Content is ingested through a variety of means, including direct submissions, harvesting of web sites, and electronic input from publishers. The electronic input from publishers is transformed through a series of scripts. Authors can submit one or more documents. It requires that ERIC be granted the right to distribute the content. Some subset of the metadata records can be completed by the author, along with instructions to the processing team. The submitter can track the processing status.
NStein is used to manage both small and large taxonomies. The small taxonomy categorizes the material for routing to subject experts. The large taxonomy (the ERIC Thesaurus) provides candidate-controlled descriptors. The small taxonomy is approximately 90 percent accurate. More tuning is needed on the large taxonomy, which is approximately 60 percent accurate.
The source management system manages sources, content providers, and agreements against the sources. The journal list presented on the web site is automatically generated from the source management system.
A single search box and more advanced search interfaces are available. A search can be performed within results and a search can be refined. Some of the thesaurus descriptors are exposed in order to support the refinement of searches. The advanced search provides filtering by publication type. ERIC provides a link to MyLibrary, in which the user can select up to three institutions.

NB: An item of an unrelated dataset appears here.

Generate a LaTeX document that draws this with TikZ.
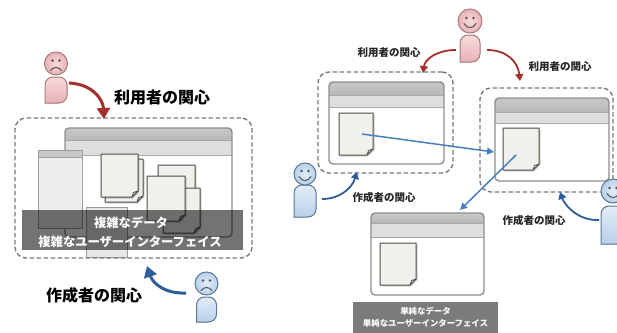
\documentclass[tikz,border=0pt]{standalone}
\usepackage{fontspec}
\setmainfont{Noto Sans CJK JP}
\usetikzlibrary{arrows.meta}

\definecolor{framegray}{HTML}{7A7A7A}
\definecolor{winedge}{HTML}{8E8E8E}
\definecolor{barA}{HTML}{C9C9C9}
\definecolor{barB}{HTML}{B7B7B7}
\definecolor{barC}{HTML}{DEDEDE}
\definecolor{barline}{HTML}{A8A8A8}
\definecolor{docfill}{HTML}{F1F1EC}
\definecolor{docedge}{HTML}{4E4E4A}
\definecolor{userred}{HTML}{A3302D}
\definecolor{makerblue}{HTML}{2F5E9C}
\definecolor{flowblue}{HTML}{4A7EC2}
\definecolor{pinkA}{HTML}{F8DADC}
\definecolor{pinkB}{HTML}{E8B2B6}
\definecolor{pinkedge}{HTML}{A87A7C}
\definecolor{blueA}{HTML}{E2EDF8}
\definecolor{blueB}{HTML}{B8D0EA}
\definecolor{blueedge}{HTML}{5A7898}
\definecolor{facedot}{HTML}{555555}
\definecolor{labelgray}{HTML}{7B7B7B}

\tikzset{
  dashframe/.style={draw=framegray, line width=1.4pt, dash pattern=on 4.5pt off 2.5pt, rounded corners=11pt},
  winframe/.style={draw=winedge, line width=1.4pt, rounded corners=4pt},
  docshape/.style={fill=docfill, draw=docedge, line width=1pt, line join=round},
  docfold/.style={fill=white, draw=docedge, line width=0.8pt, line join=round},
  docshadow/.style={fill=black, opacity=0.18},
  userbig/.style={draw=userred, line width=3pt, -{Triangle[length=11pt,width=13pt]}},
  usersmall/.style={draw=userred, line width=1.8pt, -{Triangle[length=7pt,width=8pt]}},
  makerbig/.style={draw=makerblue, line width=3pt, -{Triangle[length=11pt,width=13pt]}},
  makersmall/.style={draw=makerblue, line width=1.8pt, -{Triangle[length=7pt,width=8pt]}},
  flow/.style={draw=flowblue, line width=1.5pt, -{Triangle[length=7pt,width=7pt]}},
  biglabel/.style={font=\fontsize{16}{19}\selectfont\bfseries, text=black, inner sep=0pt},
  smalllabel/.style={font=\fontsize{10.5}{12}\selectfont\bfseries, text=black!85, inner sep=0pt},
  bandtext/.style={font=\fontsize{12.3}{19}\selectfont\bfseries, text=white, align=center, inner sep=0pt},
  tinytext/.style={font=\fontsize{8.4}{12}\selectfont\bfseries, text=white, align=center, inner sep=0pt},
  pinkbody/.style={top color=pinkA, bottom color=pinkB, draw=pinkedge, line width=1pt},
  pinkhead/.style={inner color=pinkA, outer color=pinkB, draw=pinkedge, line width=1pt},
  bluebody/.style={top color=blueA, bottom color=blueB, draw=blueedge, line width=1pt},
  bluehead/.style={inner color=blueA, outer color=blueB, draw=blueedge, line width=1pt},
}

% application window: x1 y1 x2 y2, title bar height, tool bar height
\newcommand{\appwin}[6]{%
  \begin{scope}
    \clip[rounded corners=4pt] (#1,#2) rectangle (#3,#4);
    \fill[white] (#1,#2) rectangle (#3,#4);
    \shade[top color=barA, bottom color=barB] (#1,#2) rectangle (#3,#2+#5);
    \fill[barC] (#1,#2+#5) rectangle (#3,#2+#5+#6);
    \draw[barline, line width=0.8pt] (#1,#2+#5) -- (#3,#2+#5);
    \draw[barline, line width=0.8pt] (#1,#2+#5+#6) -- (#3,#2+#5+#6);
  \end{scope}
  \draw[winframe] (#1,#2) rectangle (#3,#4);
}

% sheet of paper with a curled corner: x y width height
\newcommand{\docpage}[4]{%
  \fill[docshadow] (#1+1.5,#2+1.5) -- (#1+#3+1.5,#2+1.5) -- (#1+#3+1.5,#2+#4-5) -- (#1+#3-5,#2+#4+1.5) -- (#1+1.5,#2+#4+1.5) -- cycle;
  \filldraw[docshape] (#1,#2) -- (#1+#3,#2) -- (#1+#3,#2+#4-6) -- (#1+#3-6,#2+#4) -- (#1,#2+#4) -- cycle;
  \filldraw[docfold] (#1+#3,#2+#4-6) -- (#1+#3-4.5,#2+#4-4.5) -- (#1+#3-6,#2+#4) -- cycle;
}

% faces
\newcommand{\moodsad}[2]{%
  \draw[facedot, line width=1pt, line cap=round] (#1-5.5,#2+7) .. controls (#1-2.5,#2+3) and (#1+2.5,#2+3) .. (#1+5.5,#2+7);
}
\newcommand{\moodhappy}[2]{%
  \draw[facedot, line width=1pt, line cap=round] (#1-6,#2+2.5) .. controls (#1-3,#2+8) and (#1+3,#2+8) .. (#1+6,#2+2.5);
}

% person: head x, head y, radius, body top, body bottom, half width, colour scheme, face
\newcommand{\person}[8]{%
  \filldraw[#7body, rounded corners=8pt] (#1-#6,#5) -- (#1-#6,#4) -- (#1+#6,#4) -- (#1+#6,#5) [sharp corners] -- cycle;
  \filldraw[#7head] (#1,#2) circle[radius=#3];
  \fill[facedot] (#1-3.5,#2-3) circle[radius=1.4pt];
  \fill[facedot] (#1+3.5,#2-3) circle[radius=1.4pt];
  #8{#1}{#2}%
}

\begin{document}
\begin{tikzpicture}[x=1pt, y=-1pt]
\useasboundingbox (0,0) rectangle (617,332);
\clip (0,0) rectangle (617,332);
\fill[white] (0,0) rectangle (617,332);

%% ---------------- complex application ----------------
\appwin{65}{128}{232}{237}{12}{15}
% side panel
\filldraw[fill=black!7, draw=black!38, line width=1pt] (38,150) rectangle (82,228);
\filldraw[fill=black!22, draw=black!38, line width=1pt] (38,150) rectangle (82,157);
% documents
\docpage{105}{159}{38}{43}
\docpage{101}{154}{37}{43}
\docpage{158}{165}{37}{45}
\docpage{163}{188}{37}{45}
\docpage{147}{176}{38}{45}
% panel hidden under the caption band
\filldraw[fill=black!9, draw=black!40, line width=1pt] (86,207) rectangle (127,257);
% caption band
\fill[black, opacity=0.55] (22,210) rectangle (243,250);
\node[bandtext] (bandA) at (131,223) {複雑なデータ};
\node[bandtext] (bandB) at (130,242) {複雑なユーザーインターフェイス};
\node[dashframe, minimum width=237pt, minimum height=140pt, inner sep=0pt] (frameL) at (133.5,188) {};

% people and their concerns
\person{56}{63.5}{11.5}{77}{103}{11}{pink}{\moodsad}
\coordinate (uA) at (69,83);
\coordinate (uAtip) at (104,119);
\draw[userbig] (uA) .. controls (92,84) and (103,99) .. (uAtip);
\node[biglabel] (uAlab) at (162,97) {利用者の関心};

\person{206.5}{283.5}{11.5}{297}{322}{10}{blue}{\moodsad}
\coordinate (cA) at (186,293);
\coordinate (cAtip) at (147,266);
\draw[makerbig] (cA) .. controls (166,294) and (153,284) .. (cAtip);
\node[biglabel] (cAlab) at (94,295) {作成者の関心};

%% ---------------- simple applications ----------------
\appwin{329}{82}{444}{164}{13}{12}
\docpage{339}{113}{34}{42}
\node[dashframe, minimum width=135pt, minimum height=101pt, inner sep=0pt] (frameA) at (385.5,122.5) {};

\appwin{495}{98}{609}{181}{14}{11}
\docpage{503}{128}{36}{42}
\node[dashframe, minimum width=133pt, minimum height=104pt, inner sep=0pt] (frameB) at (546.5,140) {};

\appwin{371}{213}{484}{295}{10}{14}
\docpage{380}{243}{36}{42}

\fill[labelgray] (353,302) rectangle (498,335);
\node[tinytext] (simpleA) at (425.5,311) {単純なデータ};
\node[tinytext] (simpleB) at (425.5,323) {単純なユーザーインターフェイス};

% data passed between the applications
\coordinate (dA) at (362,134);
\coordinate (dAtip) at (494,152);
\draw[flow] (dA) -- (dAtip);
\coordinate (dB) at (516,155);
\coordinate (dBtip) at (460,210);
\draw[flow] (dB) -- (dBtip);

% user on top
\person{470}{21}{12}{35}{62}{10}{pink}{\moodhappy}
\coordinate (uB) at (456,50);
\coordinate (uBtip) at (423,73);
\draw[usersmall] (uB) .. controls (437,50) and (425,59) .. (uBtip);
\node[smalllabel] (uBlab) at (389,53) {利用者の関心};
\coordinate (uC) at (487,50);
\coordinate (uCtip) at (520,81);
\draw[usersmall] (uC) .. controls (507,50) and (518,62) .. (uCtip);
\node[smalllabel] (uClab) at (560,67) {利用者の関心};

% makers
\person{305}{174}{11}{185}{217}{11}{blue}{\moodhappy}
\coordinate (cB) at (322,199);
\coordinate (cBtip) at (357,172);
\draw[makersmall] (cB) .. controls (340,199) and (352,188) .. (cBtip);
\node[smalllabel] (cBlab) at (384,197) {作成者の関心};

\person{613}{191}{12}{206}{244}{12}{blue}{\moodhappy}
\coordinate (cC) at (599,220);
\coordinate (cCtip) at (560,192);
\draw[makersmall] (cC) .. controls (579,221) and (565,206) .. (cCtip);
\node[smalllabel] (cClab) at (534,220) {作成者の関心};
\end{tikzpicture}
\end{document}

The Google site map has approximately 1.1 million pages that Google and others can index. Clicking on the result under Google takes the user to the ERIC detail page. Monthly updates are provided to several online vendors.
Future plans include publishing the thesaurus in XML format and moving from Dialog Format B to an XML format. The internal metadata model will be mapped to the OAI to allow ERIC to participate in open metadata activities. There is a need to bring their stakeholders along while meeting the demands of the Internet.